De Michael Grandage ; avec Jude Law, Colin Firth, Nicole Kidman, Laura Linney, Guy Pearce, Dominic West ; Grande-Bretagne/USA ; 2016 ; 104 min.

Chi-Raq (Hors compétition)

Plus que le film – une satire politique sous forme de comédie musicale de rap et gospels, c’est le sujet qui est intéressant. En effet, le parti pris artistique de Spike Lee est une question de goût. Dans la veine choisie, le rendu est conforme au talent du réalisateur rebelle du cinéma étasunien.

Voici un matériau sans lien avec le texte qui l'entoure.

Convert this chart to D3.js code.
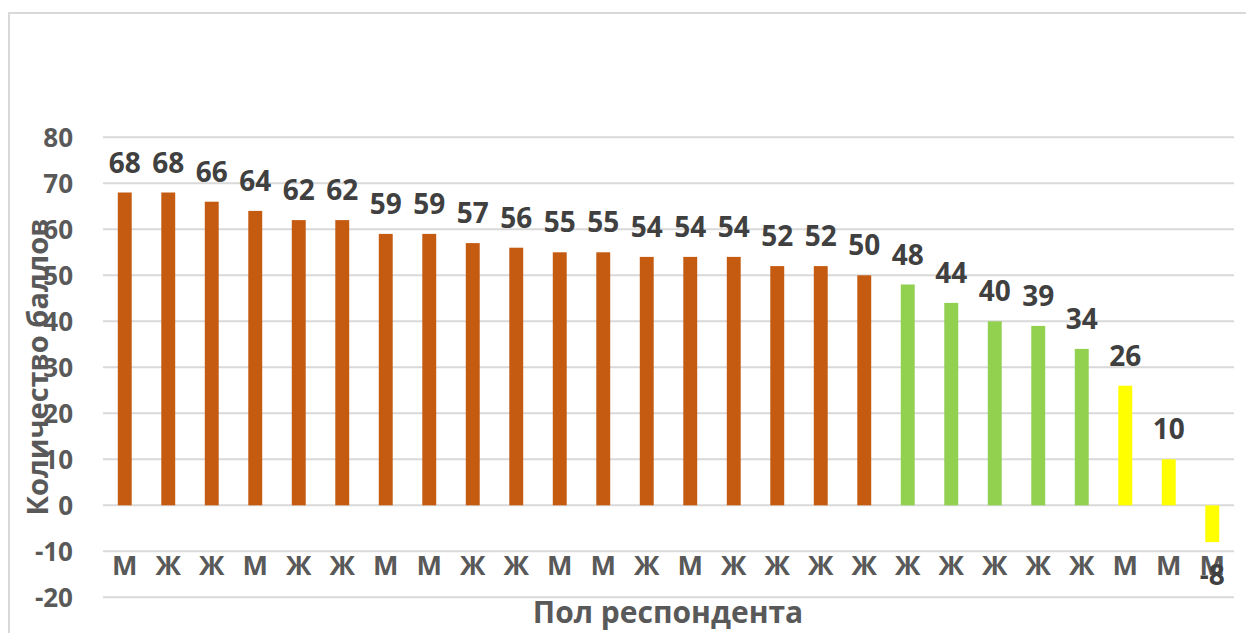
<!DOCTYPE html>
<html>
<head>
<meta charset="utf-8">
<script src="https://cdn.jsdelivr.net/npm/d3@7"></script>
<style>
  html, body { margin: 0; padding: 0; background: #fff; }
  svg { display: block; font-family: "Open Sans", "DejaVu Sans", sans-serif; }
</style>
</head>
<body>
<svg id="chart" width="1246" height="633"></svg>
<script>
// Respondent sex for each bar, left to right
const categories = ["М","Ж","Ж","М","Ж","Ж","М","М","Ж","Ж","М","М","Ж","М","Ж","Ж","Ж","Ж","Ж","Ж","Ж","Ж","Ж","М","М","М"];
// Score for each respondent
const scores = [68,68,66,64,62,62,59,59,57,56,55,55,54,54,54,52,52,50,48,44,40,39,34,26,10,-8];
// Score group for each bar (high / middle / low)
const groups = ["high","high","high","high","high","high","high","high","high","high","high","high","high","high","high","high","high","high","mid","mid","mid","mid","mid","low","low","low"];
const groupColors = { high: "#C55A11", mid: "#92D050", low: "#FFFF00" };
const yTicks = [-20,-10,0,10,20,30,40,50,60,70,80];
const yTitle = "Количество баллов";
const xTitle = "Пол респондента";

const data = scores.map((v, i) => ({ i, sex: categories[i], value: v, group: groups[i] }));
const fmt = v => String(v); // plain hyphen for negatives

const svg = d3.select("#chart");

// chart frame
svg.append("rect")
  .attr("x", 9).attr("y", 13)
  .attr("width", 1260).attr("height", 640)
  .attr("fill", "#fff")
  .attr("stroke", "#D9D9D9")
  .attr("stroke-width", 2);

const plot = { left: 103, right: 1234, top: 137.3, bottom: 597.3 };

const y = d3.scaleLinear().domain([-20, 80]).range([plot.bottom, plot.top]);
const x = d3.scaleBand()
  .domain(data.map(d => d.i))
  .range([plot.left, plot.right])
  .paddingInner(0.68)
  .paddingOuter(0.34);

// horizontal gridlines
svg.append("g")
  .selectAll("line")
  .data(yTicks)
  .join("line")
  .attr("x1", plot.left).attr("x2", plot.right)
  .attr("y1", d => y(d)).attr("y2", d => y(d))
  .attr("stroke", "#D9D9D9")
  .attr("stroke-width", 2);

// y axis tick labels
const yAxis = d3.axisLeft(y).tickValues(yTicks).tickFormat(fmt).tickSize(0).tickPadding(0);
const gy = svg.append("g").attr("transform", "translate(73,0)").call(yAxis);
gy.select(".domain").remove();
gy.selectAll("text")
  .attr("fill", "#595959")
  .style("font-size", "26px")
  .style("font-weight", "700")
  .style("font-family", "'Open Sans', sans-serif")
  .attr("dy", "0.36em");

// bars
svg.append("g")
  .selectAll("rect")
  .data(data)
  .join("rect")
  .attr("x", d => x(d.i))
  .attr("width", x.bandwidth())
  .attr("y", d => y(Math.max(0, d.value)))
  .attr("height", d => Math.abs(y(d.value) - y(0)))
  .attr("fill", d => groupColors[d.group]);

// x axis category labels
const xAxis = d3.axisBottom(x).tickFormat(i => categories[i]).tickSize(0).tickPadding(0);
const gx = svg.append("g").attr("transform", "translate(0,575)").call(xAxis);
gx.select(".domain").remove();
gx.selectAll("text")
  .attr("y", 0).attr("dy", 0)
  .attr("fill", "#595959")
  .style("font-size", "27px")
  .style("font-weight", "700")
  .style("font-family", "'Open Sans', sans-serif");

// value labels
svg.append("g")
  .selectAll("text")
  .data(data)
  .join("text")
  .attr("x", d => x(d.i) + x.bandwidth() / 2)
  .attr("y", d => d.value >= 0 ? y(d.value) - 20 : y(d.value) + 43)
  .attr("text-anchor", "middle")
  .attr("fill", "#404040")
  .style("font-size", "28px")
  .style("font-weight", "700")
  .text(d => fmt(d.value));

// axis titles
svg.append("text")
  .attr("transform", "translate(48,367) rotate(-90)")
  .attr("text-anchor", "middle")
  .attr("fill", "#595959")
  .style("font-size", "29px")
  .style("font-weight", "700")
  .text(yTitle);

svg.append("text")
  .attr("x", 668).attr("y", 623)
  .attr("text-anchor", "middle")
  .attr("fill", "#595959")
  .style("font-size", "30px")
  .style("font-weight", "700")
  .text(xTitle);
</script>
</body>
</html>
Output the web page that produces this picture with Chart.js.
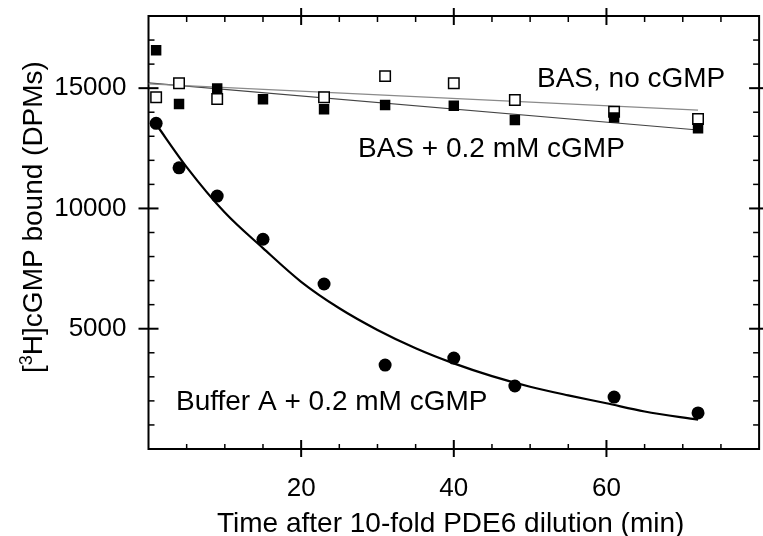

Que l’on voit ou non ce film, l’important est qu’il touche son public-cible – les jeunes noirs des quartiers laissés à l’abandon dans les grandes villes des États-Unis, et que le scandale de la politique des armes à feu dans ce pays soit encore une fois démontré, démonté, décortiqué de manière factuelle. À cet égard, une scène remarquable, qui pourrait parfaitement être sortie du film et se suffire à elle-même ou John Cusack jouant un prêtre fait un sermon-plaidoyer d’une telle justesse et puissance que l’on se demande vraiment comment une majorité de la population ne se soulève pas face l’abandon de l’État envers ses citoyens les plus défavorisés, que ce soit dans les domaines de la sécurité comme ceux de l’éducation, de la santé, de la culture, etc.
Dans cette optique, la forme baroque de l’ouvrage qui renvoie à la comédie classique grecque Lysistrata d’Aristophane peut être vue comme un balancier au contenu didactique.

Nick Cannon - Chi-Raq © Parrish Lewis
Nick Cannon – Chi-Raq
© Parrish Lewis

Le nom Chi-Raq fait référence aux quartiers sud de Chicago qui ont le plus haut taux de meurtres des États-Unis. C’est ainsi que les rappeurs de ces quartiers le nomme. Entre 2001 et 2005, 7346 personnes y ont perdu la vie par armes à feu, plus que le nombre de soldats tombés en Irak et Afghanistan. CHI comme Chicago – RAQ comme Irak. Plus clairement, on ne peut pas dire…

Voir la citation du jour par Nick Cannon.

De Spike Lee ; avec Nick Cannon ; Teyonah Parris, Wesley Snipe, Angela Bassett, Samuel L. Jackson, Jennifer Hudson, Harry Lennix, John Cusack ; USA ; 2016 ; 127 min.